PROBLEM DETAILS
Among the entries that follow, locate the line with "Emit a Python" and the line with "W, H, DPI = 1851, 801, 100". Output those lines and all lines in between, exactly, minus the pictures.

INFORMATION PROVIDED
..............................

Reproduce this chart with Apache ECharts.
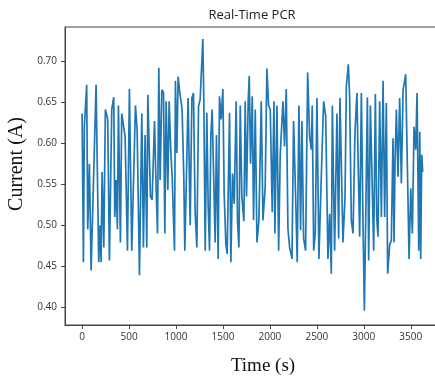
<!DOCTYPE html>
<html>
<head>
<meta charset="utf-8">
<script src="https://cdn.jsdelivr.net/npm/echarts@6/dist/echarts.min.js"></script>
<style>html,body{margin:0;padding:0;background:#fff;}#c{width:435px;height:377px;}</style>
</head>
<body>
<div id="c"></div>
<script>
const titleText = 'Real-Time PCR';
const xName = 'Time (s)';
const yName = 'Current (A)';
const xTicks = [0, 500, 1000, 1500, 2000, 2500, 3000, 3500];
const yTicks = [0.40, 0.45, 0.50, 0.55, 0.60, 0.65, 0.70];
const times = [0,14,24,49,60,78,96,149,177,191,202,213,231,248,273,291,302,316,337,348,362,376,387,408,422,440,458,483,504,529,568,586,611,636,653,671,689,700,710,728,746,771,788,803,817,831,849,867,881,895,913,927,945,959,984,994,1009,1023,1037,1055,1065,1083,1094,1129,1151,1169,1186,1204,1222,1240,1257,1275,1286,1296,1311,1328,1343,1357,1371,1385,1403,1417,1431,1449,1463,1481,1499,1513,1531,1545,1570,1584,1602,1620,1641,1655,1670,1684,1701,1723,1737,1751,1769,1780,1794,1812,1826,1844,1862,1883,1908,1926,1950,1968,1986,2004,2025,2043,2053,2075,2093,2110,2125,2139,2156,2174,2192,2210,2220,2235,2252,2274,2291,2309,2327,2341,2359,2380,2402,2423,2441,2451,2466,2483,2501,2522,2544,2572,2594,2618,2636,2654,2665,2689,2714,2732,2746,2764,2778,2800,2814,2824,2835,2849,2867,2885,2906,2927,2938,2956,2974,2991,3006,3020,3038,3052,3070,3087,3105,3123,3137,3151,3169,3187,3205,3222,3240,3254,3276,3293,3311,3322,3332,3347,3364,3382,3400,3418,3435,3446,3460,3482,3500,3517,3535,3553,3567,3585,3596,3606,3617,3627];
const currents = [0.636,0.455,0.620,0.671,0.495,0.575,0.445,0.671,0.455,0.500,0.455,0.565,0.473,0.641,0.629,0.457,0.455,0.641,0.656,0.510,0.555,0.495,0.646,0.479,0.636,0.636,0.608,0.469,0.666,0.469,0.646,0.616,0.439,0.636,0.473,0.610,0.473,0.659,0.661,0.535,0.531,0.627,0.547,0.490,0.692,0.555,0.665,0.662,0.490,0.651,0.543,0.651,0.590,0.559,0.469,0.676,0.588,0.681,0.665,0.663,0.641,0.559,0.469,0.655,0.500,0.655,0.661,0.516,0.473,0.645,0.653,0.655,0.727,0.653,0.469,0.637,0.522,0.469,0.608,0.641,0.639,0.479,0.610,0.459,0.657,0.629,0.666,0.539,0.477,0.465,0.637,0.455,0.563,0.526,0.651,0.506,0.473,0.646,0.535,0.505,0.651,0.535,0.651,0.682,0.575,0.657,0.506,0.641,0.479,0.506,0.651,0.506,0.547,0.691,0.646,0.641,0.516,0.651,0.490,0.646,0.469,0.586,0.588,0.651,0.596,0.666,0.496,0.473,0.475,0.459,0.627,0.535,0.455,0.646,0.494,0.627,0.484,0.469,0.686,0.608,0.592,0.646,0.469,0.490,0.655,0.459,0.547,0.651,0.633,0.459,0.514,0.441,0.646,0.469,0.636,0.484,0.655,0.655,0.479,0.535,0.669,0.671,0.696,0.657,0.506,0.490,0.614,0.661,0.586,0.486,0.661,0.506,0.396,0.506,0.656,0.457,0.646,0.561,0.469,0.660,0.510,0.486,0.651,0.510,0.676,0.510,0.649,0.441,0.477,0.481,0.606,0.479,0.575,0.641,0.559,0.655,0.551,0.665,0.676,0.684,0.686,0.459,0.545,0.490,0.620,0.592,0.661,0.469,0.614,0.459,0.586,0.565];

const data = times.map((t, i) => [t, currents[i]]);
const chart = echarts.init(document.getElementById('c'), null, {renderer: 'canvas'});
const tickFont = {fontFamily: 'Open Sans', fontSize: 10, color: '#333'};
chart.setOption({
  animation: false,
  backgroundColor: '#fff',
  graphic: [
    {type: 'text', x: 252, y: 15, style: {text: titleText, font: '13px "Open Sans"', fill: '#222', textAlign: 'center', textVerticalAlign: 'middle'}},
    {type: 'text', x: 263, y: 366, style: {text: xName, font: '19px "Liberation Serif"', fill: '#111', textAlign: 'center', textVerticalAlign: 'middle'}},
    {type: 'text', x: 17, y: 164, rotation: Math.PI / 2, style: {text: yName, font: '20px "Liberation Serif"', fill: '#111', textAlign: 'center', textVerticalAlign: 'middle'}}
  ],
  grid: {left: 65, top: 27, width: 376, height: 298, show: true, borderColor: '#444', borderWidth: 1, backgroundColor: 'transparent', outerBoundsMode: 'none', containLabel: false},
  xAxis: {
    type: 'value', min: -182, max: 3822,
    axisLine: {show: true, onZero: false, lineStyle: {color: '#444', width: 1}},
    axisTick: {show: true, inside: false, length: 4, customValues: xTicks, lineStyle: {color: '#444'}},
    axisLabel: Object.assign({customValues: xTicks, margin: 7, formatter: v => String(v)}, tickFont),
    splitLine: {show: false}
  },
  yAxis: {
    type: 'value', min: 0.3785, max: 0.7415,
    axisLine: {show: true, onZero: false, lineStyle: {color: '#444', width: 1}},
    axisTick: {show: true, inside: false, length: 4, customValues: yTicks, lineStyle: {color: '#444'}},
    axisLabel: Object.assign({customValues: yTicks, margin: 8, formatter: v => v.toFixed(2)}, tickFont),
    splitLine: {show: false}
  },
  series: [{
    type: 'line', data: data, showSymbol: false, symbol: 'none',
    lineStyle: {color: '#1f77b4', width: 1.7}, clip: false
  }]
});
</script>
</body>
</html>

..............................

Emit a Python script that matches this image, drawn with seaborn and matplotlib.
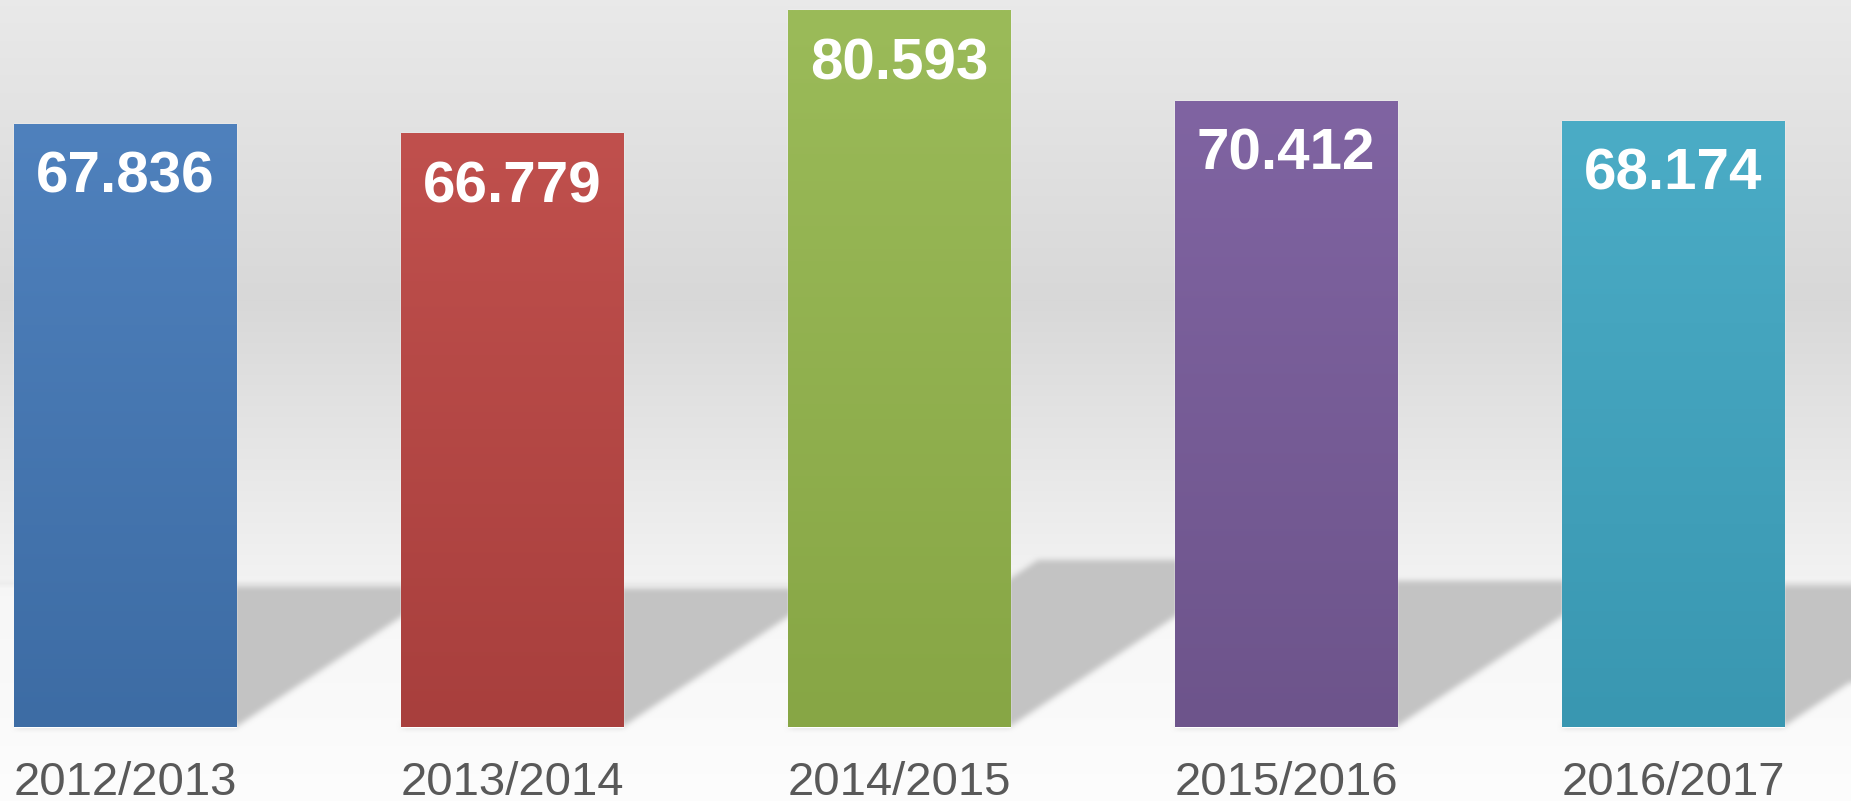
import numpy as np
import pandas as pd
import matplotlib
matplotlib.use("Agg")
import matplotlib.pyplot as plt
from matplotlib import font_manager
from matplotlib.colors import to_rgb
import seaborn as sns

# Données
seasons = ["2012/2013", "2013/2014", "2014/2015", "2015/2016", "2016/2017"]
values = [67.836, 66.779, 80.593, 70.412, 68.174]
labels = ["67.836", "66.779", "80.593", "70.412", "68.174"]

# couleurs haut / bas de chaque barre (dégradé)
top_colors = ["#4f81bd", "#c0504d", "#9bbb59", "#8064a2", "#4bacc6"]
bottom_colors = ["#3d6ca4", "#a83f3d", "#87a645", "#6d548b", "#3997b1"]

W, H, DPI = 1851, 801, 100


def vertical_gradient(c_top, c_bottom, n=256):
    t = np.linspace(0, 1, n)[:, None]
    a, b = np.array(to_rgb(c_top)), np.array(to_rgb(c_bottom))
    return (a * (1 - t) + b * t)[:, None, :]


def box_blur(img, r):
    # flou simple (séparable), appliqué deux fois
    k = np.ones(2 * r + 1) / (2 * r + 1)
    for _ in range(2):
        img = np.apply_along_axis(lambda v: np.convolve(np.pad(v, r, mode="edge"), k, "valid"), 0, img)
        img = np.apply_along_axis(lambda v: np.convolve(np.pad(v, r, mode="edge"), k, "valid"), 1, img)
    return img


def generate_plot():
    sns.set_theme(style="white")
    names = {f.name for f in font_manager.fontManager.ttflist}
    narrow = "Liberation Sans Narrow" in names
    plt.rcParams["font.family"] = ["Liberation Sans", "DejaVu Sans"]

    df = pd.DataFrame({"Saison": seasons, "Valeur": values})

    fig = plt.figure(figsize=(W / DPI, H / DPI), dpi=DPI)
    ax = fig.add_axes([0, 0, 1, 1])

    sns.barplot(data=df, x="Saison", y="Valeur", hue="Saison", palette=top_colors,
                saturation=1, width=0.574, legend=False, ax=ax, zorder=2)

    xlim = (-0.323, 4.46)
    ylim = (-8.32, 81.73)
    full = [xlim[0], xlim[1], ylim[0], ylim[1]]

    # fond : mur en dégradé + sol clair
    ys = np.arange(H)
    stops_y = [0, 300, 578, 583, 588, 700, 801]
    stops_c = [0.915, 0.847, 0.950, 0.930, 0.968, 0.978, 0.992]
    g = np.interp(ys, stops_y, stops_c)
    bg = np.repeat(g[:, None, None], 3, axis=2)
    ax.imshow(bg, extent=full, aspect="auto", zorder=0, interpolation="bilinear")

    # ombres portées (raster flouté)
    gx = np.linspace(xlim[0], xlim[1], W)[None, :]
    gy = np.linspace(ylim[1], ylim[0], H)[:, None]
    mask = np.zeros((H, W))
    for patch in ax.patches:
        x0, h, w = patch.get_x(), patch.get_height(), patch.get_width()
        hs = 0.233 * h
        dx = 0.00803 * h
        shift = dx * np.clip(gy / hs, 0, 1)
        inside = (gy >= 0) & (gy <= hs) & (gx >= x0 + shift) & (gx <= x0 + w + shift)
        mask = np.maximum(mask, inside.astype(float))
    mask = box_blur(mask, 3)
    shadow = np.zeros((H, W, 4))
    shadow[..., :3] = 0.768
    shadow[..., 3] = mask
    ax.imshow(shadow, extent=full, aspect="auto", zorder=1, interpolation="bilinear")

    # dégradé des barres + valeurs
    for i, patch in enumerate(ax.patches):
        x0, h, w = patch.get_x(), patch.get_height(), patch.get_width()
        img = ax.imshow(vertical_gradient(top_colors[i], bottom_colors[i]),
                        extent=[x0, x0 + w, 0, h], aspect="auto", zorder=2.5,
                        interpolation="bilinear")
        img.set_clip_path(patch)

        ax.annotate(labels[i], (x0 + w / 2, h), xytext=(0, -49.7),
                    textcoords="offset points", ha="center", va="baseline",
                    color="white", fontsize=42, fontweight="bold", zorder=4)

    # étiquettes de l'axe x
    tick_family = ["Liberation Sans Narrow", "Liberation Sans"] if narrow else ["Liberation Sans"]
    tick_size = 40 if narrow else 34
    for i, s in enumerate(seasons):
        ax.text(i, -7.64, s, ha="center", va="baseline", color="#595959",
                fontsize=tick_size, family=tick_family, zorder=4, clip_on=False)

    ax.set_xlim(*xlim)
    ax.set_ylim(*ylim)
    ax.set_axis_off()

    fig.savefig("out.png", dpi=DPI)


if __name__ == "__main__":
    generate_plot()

..............................

RESULT OF THIS EXERCISE
Emit a Python script that matches this image, drawn with seaborn and matplotlib.
import numpy as np
import pandas as pd
import matplotlib
matplotlib.use("Agg")
import matplotlib.pyplot as plt
from matplotlib import font_manager
from matplotlib.colors import to_rgb
import seaborn as sns

# Données
seasons = ["2012/2013", "2013/2014", "2014/2015", "2015/2016", "2016/2017"]
values = [67.836, 66.779, 80.593, 70.412, 68.174]
labels = ["67.836", "66.779", "80.593", "70.412", "68.174"]

# couleurs haut / bas de chaque barre (dégradé)
top_colors = ["#4f81bd", "#c0504d", "#9bbb59", "#8064a2", "#4bacc6"]
bottom_colors = ["#3d6ca4", "#a83f3d", "#87a645", "#6d548b", "#3997b1"]

W, H, DPI = 1851, 801, 100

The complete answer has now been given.